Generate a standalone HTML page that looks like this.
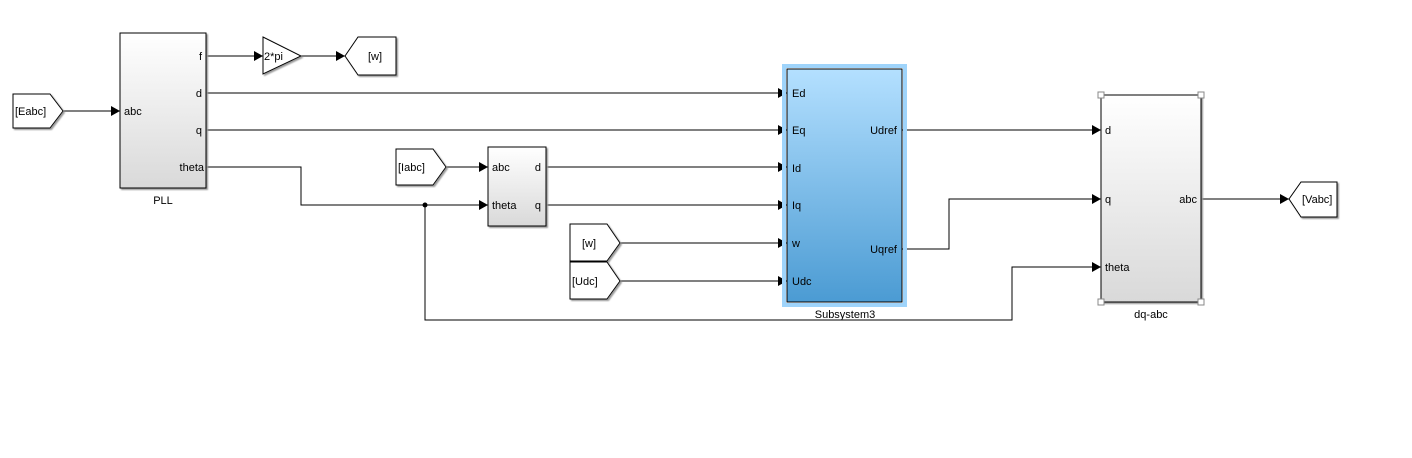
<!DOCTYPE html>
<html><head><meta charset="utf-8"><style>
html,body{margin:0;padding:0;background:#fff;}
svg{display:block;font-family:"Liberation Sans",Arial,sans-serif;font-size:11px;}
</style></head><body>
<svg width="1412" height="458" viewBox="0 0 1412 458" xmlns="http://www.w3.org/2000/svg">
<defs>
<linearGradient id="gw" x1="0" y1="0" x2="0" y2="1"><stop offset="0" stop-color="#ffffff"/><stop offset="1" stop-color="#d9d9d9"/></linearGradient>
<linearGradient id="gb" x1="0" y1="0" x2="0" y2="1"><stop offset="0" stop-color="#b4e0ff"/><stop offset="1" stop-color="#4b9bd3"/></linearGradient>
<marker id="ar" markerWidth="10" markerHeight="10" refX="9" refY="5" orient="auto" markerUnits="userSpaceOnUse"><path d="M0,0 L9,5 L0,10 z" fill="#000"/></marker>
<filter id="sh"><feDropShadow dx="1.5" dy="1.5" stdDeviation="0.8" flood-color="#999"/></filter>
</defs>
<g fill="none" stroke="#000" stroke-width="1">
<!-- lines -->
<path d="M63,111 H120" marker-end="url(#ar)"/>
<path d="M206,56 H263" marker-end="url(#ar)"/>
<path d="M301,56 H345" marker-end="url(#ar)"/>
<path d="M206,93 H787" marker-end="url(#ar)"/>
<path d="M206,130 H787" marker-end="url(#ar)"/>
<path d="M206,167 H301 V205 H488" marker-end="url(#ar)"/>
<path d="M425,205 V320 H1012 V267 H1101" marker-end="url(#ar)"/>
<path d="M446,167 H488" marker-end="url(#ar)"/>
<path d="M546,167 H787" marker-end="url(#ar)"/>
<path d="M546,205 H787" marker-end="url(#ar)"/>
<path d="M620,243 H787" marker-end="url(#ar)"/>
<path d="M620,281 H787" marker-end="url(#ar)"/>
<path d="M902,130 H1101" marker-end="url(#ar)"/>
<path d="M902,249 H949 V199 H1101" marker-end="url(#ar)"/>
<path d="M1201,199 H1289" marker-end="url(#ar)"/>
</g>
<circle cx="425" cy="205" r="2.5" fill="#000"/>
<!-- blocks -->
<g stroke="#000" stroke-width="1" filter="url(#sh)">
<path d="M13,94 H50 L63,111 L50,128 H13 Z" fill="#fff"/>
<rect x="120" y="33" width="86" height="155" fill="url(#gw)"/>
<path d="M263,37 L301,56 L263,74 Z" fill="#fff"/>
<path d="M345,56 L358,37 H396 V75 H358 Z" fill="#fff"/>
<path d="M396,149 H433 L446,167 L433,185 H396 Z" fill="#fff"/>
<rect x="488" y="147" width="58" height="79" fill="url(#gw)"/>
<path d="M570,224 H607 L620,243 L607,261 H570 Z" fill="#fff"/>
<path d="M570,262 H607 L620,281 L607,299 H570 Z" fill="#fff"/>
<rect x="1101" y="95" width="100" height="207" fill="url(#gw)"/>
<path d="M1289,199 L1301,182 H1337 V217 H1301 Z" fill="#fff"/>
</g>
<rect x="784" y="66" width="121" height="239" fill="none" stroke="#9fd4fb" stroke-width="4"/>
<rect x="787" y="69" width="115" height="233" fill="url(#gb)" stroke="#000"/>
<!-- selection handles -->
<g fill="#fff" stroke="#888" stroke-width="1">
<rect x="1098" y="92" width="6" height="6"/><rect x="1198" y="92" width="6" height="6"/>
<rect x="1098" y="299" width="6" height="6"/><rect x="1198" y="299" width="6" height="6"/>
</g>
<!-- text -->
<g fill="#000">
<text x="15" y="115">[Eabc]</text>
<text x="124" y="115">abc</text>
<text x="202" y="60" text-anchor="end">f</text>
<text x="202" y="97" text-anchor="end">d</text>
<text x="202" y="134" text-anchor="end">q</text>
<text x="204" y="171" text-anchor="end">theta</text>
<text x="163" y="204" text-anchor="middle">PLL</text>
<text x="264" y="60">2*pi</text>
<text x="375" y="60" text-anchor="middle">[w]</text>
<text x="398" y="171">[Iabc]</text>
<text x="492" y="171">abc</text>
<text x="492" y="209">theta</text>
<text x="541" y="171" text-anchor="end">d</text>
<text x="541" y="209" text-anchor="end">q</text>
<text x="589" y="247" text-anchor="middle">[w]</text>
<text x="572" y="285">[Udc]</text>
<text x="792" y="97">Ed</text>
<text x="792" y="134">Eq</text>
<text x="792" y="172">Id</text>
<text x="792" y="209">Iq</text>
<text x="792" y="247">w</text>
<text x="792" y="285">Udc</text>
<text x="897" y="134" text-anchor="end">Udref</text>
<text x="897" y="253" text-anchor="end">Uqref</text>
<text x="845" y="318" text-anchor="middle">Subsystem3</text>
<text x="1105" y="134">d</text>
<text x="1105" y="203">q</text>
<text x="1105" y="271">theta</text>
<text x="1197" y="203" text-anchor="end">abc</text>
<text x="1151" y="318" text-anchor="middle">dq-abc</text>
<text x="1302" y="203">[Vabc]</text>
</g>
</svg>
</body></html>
──────
# What the task asks
Print the complete listing exactly, apart from any pictures.

# Answer for the task
Generate a standalone HTML page that looks like this.
<!DOCTYPE html>
<html><head><meta charset="utf-8"><style>
html,body{margin:0;padding:0;background:#fff;}
svg{display:block;font-family:"Liberation Sans",Arial,sans-serif;font-size:11px;}
</style></head><body>
<svg width="1412" height="458" viewBox="0 0 1412 458" xmlns="http://www.w3.org/2000/svg">
<defs>
<linearGradient id="gw" x1="0" y1="0" x2="0" y2="1"><stop offset="0" stop-color="#ffffff"/><stop offset="1" stop-color="#d9d9d9"/></linearGradient>
<linearGradient id="gb" x1="0" y1="0" x2="0" y2="1"><stop offset="0" stop-color="#b4e0ff"/><stop offset="1" stop-color="#4b9bd3"/></linearGradient>
<marker id="ar" markerWidth="10" markerHeight="10" refX="9" refY="5" orient="auto" markerUnits="userSpaceOnUse"><path d="M0,0 L9,5 L0,10 z" fill="#000"/></marker>
<filter id="sh"><feDropShadow dx="1.5" dy="1.5" stdDeviation="0.8" flood-color="#999"/></filter>
</defs>
<g fill="none" stroke="#000" stroke-width="1">
<!-- lines -->
<path d="M63,111 H120" marker-end="url(#ar)"/>
<path d="M206,56 H263" marker-end="url(#ar)"/>
<path d="M301,56 H345" marker-end="url(#ar)"/>
<path d="M206,93 H787" marker-end="url(#ar)"/>
<path d="M206,130 H787" marker-end="url(#ar)"/>
<path d="M206,167 H301 V205 H488" marker-end="url(#ar)"/>
<path d="M425,205 V320 H1012 V267 H1101" marker-end="url(#ar)"/>
<path d="M446,167 H488" marker-end="url(#ar)"/>
<path d="M546,167 H787" marker-end="url(#ar)"/>
<path d="M546,205 H787" marker-end="url(#ar)"/>
<path d="M620,243 H787" marker-end="url(#ar)"/>
<path d="M620,281 H787" marker-end="url(#ar)"/>
<path d="M902,130 H1101" marker-end="url(#ar)"/>
<path d="M902,249 H949 V199 H1101" marker-end="url(#ar)"/>
<path d="M1201,199 H1289" marker-end="url(#ar)"/>
</g>
<circle cx="425" cy="205" r="2.5" fill="#000"/>
<!-- blocks -->
<g stroke="#000" stroke-width="1" filter="url(#sh)">
<path d="M13,94 H50 L63,111 L50,128 H13 Z" fill="#fff"/>
<rect x="120" y="33" width="86" height="155" fill="url(#gw)"/>
<path d="M263,37 L301,56 L263,74 Z" fill="#fff"/>
<path d="M345,56 L358,37 H396 V75 H358 Z" fill="#fff"/>
<path d="M396,149 H433 L446,167 L433,185 H396 Z" fill="#fff"/>
<rect x="488" y="147" width="58" height="79" fill="url(#gw)"/>
<path d="M570,224 H607 L620,243 L607,261 H570 Z" fill="#fff"/>
<path d="M570,262 H607 L620,281 L607,299 H570 Z" fill="#fff"/>
<rect x="1101" y="95" width="100" height="207" fill="url(#gw)"/>
<path d="M1289,199 L1301,182 H1337 V217 H1301 Z" fill="#fff"/>
</g>
<rect x="784" y="66" width="121" height="239" fill="none" stroke="#9fd4fb" stroke-width="4"/>
<rect x="787" y="69" width="115" height="233" fill="url(#gb)" stroke="#000"/>
<!-- selection handles -->
<g fill="#fff" stroke="#888" stroke-width="1">
<rect x="1098" y="92" width="6" height="6"/><rect x="1198" y="92" width="6" height="6"/>
<rect x="1098" y="299" width="6" height="6"/><rect x="1198" y="299" width="6" height="6"/>
</g>
<!-- text -->
<g fill="#000">
<text x="15" y="115">[Eabc]</text>
<text x="124" y="115">abc</text>
<text x="202" y="60" text-anchor="end">f</text>
<text x="202" y="97" text-anchor="end">d</text>
<text x="202" y="134" text-anchor="end">q</text>
<text x="204" y="171" text-anchor="end">theta</text>
<text x="163" y="204" text-anchor="middle">PLL</text>
<text x="264" y="60">2*pi</text>
<text x="375" y="60" text-anchor="middle">[w]</text>
<text x="398" y="171">[Iabc]</text>
<text x="492" y="171">abc</text>
<text x="492" y="209">theta</text>
<text x="541" y="171" text-anchor="end">d</text>
<text x="541" y="209" text-anchor="end">q</text>
<text x="589" y="247" text-anchor="middle">[w]</text>
<text x="572" y="285">[Udc]</text>
<text x="792" y="97">Ed</text>
<text x="792" y="134">Eq</text>
<text x="792" y="172">Id</text>
<text x="792" y="209">Iq</text>
<text x="792" y="247">w</text>
<text x="792" y="285">Udc</text>
<text x="897" y="134" text-anchor="end">Udref</text>
<text x="897" y="253" text-anchor="end">Uqref</text>
<text x="845" y="318" text-anchor="middle">Subsystem3</text>
<text x="1105" y="134">d</text>
<text x="1105" y="203">q</text>
<text x="1105" y="271">theta</text>
<text x="1197" y="203" text-anchor="end">abc</text>
<text x="1151" y="318" text-anchor="middle">dq-abc</text>
<text x="1302" y="203">[Vabc]</text>
</g>
</svg>
</body></html>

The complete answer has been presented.